# Silverstone Raven RV01



## Pandora's Box (Apr 16, 2010)

Case upgrade time!

Retiring the old Antec 900 (first revision), and replacing it with the Silverstone Raven RV01.

Initial impressions of the Raven is, omg its MASSIVE! For perspective I could sit in the box in came in (6'4" 200lb guy) haha. Installing my hardware into this case was incredibly easy, as was cable management. Attempting to hide cables on my old Antec 900 was a nightmare heh.

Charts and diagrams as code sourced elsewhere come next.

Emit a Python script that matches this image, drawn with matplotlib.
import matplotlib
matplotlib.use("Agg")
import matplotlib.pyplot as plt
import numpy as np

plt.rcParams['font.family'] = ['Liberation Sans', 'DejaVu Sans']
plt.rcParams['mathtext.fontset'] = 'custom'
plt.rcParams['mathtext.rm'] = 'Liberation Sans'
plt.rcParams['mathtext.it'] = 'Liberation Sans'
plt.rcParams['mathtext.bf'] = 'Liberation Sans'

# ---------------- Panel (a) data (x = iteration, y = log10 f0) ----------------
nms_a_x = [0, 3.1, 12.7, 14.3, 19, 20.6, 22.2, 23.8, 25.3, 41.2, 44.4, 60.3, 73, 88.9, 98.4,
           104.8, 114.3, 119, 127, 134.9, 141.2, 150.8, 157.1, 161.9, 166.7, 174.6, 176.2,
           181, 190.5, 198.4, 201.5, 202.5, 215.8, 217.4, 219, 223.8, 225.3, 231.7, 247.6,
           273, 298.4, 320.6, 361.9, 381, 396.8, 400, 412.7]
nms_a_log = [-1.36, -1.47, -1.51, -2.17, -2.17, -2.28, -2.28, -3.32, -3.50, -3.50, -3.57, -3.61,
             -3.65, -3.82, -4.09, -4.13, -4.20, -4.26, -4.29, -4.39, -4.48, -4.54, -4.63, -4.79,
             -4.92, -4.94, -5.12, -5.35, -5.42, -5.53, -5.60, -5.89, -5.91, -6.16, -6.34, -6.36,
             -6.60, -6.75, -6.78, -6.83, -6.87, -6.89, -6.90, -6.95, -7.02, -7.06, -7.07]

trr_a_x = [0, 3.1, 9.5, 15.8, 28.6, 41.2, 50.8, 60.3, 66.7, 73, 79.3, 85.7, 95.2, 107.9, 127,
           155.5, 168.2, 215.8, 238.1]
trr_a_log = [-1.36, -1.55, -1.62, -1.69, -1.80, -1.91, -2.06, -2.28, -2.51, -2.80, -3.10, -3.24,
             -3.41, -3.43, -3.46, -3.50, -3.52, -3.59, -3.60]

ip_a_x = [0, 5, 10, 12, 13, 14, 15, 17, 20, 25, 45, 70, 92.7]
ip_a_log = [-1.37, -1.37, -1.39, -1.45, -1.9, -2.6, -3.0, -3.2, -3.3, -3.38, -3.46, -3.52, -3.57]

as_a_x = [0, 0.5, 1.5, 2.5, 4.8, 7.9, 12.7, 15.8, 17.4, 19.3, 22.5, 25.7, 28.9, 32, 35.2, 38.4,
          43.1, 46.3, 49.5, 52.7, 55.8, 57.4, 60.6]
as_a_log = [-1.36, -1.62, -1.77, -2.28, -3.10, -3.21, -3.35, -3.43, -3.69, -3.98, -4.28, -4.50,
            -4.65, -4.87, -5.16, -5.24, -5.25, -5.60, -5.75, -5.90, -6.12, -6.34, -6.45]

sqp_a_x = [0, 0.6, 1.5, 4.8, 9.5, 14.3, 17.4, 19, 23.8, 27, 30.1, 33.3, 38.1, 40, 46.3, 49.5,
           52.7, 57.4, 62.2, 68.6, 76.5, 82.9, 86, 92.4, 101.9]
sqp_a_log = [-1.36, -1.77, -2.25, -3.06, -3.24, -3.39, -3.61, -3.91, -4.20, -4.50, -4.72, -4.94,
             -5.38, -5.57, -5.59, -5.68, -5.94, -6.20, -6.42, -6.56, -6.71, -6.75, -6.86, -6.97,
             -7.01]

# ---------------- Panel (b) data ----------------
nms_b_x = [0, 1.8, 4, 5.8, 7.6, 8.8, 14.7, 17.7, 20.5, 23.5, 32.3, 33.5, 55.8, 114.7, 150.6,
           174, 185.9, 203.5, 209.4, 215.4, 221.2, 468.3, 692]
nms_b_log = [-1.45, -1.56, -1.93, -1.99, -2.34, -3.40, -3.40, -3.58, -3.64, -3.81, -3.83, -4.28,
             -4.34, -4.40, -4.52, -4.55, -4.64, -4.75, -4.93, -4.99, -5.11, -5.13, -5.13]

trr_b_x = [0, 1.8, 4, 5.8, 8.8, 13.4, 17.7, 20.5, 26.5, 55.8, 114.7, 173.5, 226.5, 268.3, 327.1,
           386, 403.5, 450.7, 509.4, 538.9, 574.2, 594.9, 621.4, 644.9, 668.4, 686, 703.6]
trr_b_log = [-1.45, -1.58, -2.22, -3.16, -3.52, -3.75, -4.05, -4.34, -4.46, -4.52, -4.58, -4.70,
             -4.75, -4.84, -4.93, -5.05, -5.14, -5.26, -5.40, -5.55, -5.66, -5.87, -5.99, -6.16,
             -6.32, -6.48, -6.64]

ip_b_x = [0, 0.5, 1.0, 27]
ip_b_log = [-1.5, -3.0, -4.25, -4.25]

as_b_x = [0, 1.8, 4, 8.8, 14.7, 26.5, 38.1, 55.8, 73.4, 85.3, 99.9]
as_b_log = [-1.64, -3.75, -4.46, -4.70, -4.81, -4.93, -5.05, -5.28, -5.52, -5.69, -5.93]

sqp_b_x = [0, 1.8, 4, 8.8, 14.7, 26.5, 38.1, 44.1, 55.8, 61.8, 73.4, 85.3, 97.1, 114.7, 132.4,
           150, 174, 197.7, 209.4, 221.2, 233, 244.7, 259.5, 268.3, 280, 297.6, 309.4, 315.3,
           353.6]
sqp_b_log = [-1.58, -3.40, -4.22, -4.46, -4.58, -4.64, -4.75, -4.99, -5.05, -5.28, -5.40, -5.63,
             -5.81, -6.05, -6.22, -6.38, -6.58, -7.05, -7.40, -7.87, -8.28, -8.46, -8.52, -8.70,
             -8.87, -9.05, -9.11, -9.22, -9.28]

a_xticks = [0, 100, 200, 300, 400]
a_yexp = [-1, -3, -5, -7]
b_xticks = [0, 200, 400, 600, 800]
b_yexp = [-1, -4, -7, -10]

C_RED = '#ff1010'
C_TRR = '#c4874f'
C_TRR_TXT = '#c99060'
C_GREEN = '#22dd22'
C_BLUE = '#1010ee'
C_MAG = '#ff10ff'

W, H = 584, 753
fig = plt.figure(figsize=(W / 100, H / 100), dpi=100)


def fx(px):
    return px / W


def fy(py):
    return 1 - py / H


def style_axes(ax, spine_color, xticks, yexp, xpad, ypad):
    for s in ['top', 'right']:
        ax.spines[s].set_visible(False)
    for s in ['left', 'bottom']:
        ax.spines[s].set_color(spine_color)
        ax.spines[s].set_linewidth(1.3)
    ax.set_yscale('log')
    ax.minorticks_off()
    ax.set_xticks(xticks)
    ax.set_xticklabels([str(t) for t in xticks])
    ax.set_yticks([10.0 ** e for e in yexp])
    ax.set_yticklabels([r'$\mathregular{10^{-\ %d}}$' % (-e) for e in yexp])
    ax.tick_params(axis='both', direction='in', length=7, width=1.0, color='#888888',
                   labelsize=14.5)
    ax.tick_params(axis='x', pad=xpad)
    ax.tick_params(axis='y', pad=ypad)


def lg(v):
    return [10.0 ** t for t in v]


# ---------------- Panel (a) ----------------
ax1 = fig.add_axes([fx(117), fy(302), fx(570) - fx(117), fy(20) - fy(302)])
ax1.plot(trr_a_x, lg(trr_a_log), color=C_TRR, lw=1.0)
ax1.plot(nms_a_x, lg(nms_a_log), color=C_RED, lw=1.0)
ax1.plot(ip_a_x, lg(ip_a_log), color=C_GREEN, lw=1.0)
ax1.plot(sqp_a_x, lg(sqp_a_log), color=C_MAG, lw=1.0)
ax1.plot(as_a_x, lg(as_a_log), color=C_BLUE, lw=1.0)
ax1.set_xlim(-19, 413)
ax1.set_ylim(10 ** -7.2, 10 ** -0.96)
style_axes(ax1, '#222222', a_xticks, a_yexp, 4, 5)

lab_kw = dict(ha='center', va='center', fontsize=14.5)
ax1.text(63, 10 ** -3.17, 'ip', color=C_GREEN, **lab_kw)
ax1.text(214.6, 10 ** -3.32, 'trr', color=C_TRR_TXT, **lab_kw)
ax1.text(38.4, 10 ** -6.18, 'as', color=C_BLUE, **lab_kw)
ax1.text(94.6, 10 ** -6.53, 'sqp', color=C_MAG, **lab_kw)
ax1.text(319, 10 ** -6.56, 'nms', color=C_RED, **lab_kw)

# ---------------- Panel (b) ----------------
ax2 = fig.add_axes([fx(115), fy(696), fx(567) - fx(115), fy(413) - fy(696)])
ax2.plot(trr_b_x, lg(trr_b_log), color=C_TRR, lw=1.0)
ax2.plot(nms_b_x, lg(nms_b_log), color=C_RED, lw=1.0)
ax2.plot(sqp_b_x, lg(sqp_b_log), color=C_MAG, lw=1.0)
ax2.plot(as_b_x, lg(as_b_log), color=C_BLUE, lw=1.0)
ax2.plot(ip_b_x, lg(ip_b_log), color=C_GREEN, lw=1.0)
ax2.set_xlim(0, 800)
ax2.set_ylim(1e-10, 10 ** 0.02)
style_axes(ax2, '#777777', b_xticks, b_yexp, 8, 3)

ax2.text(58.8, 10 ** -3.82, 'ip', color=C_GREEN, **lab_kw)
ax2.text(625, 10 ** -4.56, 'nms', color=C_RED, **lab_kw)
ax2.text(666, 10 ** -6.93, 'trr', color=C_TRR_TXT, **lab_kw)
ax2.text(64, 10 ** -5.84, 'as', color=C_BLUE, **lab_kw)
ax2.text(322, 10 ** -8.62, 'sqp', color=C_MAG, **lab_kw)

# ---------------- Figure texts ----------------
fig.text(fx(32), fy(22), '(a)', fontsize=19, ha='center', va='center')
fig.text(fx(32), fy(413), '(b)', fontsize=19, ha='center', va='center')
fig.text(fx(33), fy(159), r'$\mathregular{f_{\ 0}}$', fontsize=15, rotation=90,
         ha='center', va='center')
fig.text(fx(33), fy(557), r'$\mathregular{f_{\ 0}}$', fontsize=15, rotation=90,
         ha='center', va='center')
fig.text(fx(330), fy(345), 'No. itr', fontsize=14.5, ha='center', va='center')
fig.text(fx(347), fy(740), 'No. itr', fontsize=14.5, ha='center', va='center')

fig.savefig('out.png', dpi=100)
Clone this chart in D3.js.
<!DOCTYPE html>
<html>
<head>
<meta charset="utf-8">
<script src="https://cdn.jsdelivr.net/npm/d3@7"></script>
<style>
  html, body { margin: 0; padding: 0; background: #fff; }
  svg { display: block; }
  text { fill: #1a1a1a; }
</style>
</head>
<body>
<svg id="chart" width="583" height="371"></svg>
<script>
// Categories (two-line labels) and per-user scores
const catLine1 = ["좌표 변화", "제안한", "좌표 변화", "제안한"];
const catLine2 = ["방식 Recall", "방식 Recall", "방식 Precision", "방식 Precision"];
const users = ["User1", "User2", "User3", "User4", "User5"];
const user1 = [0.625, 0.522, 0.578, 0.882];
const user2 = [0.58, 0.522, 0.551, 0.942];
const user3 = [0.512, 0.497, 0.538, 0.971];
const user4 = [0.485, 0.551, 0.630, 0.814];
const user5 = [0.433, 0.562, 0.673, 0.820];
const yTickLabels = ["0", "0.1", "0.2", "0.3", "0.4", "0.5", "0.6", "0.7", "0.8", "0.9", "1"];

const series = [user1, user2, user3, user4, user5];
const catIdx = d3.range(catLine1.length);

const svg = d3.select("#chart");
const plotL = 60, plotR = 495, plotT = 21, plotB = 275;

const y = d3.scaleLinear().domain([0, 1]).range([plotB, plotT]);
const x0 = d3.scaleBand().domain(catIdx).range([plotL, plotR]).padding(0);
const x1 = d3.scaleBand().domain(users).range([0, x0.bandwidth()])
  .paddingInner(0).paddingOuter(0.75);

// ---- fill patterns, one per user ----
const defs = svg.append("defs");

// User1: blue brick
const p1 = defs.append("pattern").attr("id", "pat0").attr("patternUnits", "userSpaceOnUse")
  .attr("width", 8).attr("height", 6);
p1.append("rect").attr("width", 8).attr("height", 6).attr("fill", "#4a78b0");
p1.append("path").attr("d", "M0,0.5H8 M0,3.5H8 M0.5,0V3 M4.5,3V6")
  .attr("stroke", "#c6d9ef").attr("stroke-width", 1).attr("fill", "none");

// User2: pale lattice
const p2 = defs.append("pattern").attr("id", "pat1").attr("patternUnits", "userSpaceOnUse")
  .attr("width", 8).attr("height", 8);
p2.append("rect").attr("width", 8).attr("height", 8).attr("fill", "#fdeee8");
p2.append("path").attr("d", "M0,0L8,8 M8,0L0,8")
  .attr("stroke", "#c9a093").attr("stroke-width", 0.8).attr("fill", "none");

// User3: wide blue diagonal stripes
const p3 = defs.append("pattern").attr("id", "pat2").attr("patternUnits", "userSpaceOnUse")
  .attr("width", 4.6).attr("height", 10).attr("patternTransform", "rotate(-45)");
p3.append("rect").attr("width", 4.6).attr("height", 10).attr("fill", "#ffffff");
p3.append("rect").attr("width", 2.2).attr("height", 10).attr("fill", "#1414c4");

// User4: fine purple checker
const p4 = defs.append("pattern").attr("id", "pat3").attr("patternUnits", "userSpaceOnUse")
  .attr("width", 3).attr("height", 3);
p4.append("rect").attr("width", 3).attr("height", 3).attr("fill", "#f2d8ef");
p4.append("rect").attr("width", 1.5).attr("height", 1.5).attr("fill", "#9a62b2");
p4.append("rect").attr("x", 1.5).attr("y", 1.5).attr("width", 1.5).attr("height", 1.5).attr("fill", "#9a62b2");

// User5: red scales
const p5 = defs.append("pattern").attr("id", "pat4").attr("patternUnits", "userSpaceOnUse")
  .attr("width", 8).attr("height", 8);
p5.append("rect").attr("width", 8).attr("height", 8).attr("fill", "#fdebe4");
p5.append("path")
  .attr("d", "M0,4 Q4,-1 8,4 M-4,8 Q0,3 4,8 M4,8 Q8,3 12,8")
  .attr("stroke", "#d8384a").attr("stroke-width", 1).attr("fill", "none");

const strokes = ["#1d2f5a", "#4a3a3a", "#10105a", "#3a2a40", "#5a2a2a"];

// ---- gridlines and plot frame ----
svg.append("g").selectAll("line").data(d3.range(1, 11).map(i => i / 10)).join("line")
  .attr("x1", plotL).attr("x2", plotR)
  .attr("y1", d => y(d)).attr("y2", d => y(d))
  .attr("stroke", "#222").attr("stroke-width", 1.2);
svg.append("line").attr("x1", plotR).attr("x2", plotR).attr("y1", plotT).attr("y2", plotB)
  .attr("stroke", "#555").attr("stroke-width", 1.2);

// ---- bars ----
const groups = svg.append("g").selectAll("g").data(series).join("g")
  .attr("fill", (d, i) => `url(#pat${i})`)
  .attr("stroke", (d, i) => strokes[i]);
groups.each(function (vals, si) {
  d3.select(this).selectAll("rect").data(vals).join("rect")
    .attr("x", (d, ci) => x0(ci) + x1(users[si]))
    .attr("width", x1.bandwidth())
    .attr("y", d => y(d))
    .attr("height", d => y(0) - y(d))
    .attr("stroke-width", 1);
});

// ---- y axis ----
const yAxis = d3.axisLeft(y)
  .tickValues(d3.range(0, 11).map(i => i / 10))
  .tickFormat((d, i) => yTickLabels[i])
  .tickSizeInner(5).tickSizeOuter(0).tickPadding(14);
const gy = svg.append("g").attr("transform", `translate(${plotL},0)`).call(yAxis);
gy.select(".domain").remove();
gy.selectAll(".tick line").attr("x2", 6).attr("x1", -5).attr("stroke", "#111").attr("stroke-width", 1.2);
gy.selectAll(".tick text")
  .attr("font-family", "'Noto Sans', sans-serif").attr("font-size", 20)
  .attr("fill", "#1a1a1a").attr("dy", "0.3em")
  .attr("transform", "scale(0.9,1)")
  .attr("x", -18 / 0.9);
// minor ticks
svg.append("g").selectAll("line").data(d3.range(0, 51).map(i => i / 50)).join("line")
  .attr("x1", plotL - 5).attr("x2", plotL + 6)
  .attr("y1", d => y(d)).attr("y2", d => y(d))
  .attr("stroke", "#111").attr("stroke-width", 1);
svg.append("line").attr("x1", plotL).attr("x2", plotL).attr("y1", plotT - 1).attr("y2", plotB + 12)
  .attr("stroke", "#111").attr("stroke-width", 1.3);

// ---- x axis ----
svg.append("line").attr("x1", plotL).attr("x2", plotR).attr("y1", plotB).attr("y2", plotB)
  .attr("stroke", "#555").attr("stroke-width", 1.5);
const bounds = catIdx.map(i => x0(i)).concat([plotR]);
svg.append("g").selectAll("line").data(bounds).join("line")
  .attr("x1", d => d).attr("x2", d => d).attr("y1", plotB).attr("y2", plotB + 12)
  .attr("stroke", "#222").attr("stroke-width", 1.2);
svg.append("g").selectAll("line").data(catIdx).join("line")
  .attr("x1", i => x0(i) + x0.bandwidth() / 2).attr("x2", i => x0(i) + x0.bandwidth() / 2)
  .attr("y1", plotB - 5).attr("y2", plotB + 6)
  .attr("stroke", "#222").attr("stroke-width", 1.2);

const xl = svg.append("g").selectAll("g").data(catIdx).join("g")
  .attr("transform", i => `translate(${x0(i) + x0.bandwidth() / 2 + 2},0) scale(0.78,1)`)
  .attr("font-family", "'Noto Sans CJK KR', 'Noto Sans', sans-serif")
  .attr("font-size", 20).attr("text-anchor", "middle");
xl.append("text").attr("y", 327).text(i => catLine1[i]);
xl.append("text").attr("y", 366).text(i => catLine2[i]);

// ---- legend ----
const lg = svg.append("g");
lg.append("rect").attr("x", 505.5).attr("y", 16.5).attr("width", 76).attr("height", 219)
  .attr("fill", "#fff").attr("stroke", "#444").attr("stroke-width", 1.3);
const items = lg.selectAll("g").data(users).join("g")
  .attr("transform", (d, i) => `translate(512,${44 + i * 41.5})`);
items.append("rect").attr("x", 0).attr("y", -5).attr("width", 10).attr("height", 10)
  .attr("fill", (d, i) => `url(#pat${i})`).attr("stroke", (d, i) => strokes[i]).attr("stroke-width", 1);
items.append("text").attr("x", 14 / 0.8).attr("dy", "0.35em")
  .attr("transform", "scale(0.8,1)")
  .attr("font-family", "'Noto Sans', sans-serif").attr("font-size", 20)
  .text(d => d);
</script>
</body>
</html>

My one fear with buying this case was that the case only has 1 120mm fan for outtake. Since I use a Corsair H50 CPU cooler I feared using it would block hot air escaping the system. After I installed my H50 cooler I noticed that it really wasnt restricting too much air exiting the case and installing a second fan on the radiator (push/pull config) solved the issue.

I read in reviews that the front door can be noisy when opening and closing. I found this to be true but you have to ask yourself, how many times do you use a DVD drive in a year? My answer: maybe once when reinstalling windows, heh.

Enough talk, time for some pictures



































Finally, the most important part, temps!






Room temperature was 22C
Really happy with this case.


----------



## Fatal (Jun 8, 2010)

I also upgraded my case from the Antec 900 to the Silverstone Raven 2. I love the case but my temps are not as good as the 900. The 900 to me was a beast for cooling I was just searching the threads and saw you had it also. Did your temps get better or are they about the same. 

Room temp 21.5c


----------



## jrgerryd (Jul 3, 2010)

really nice, i'm lovi'n it.. i wish i have some of that.


----------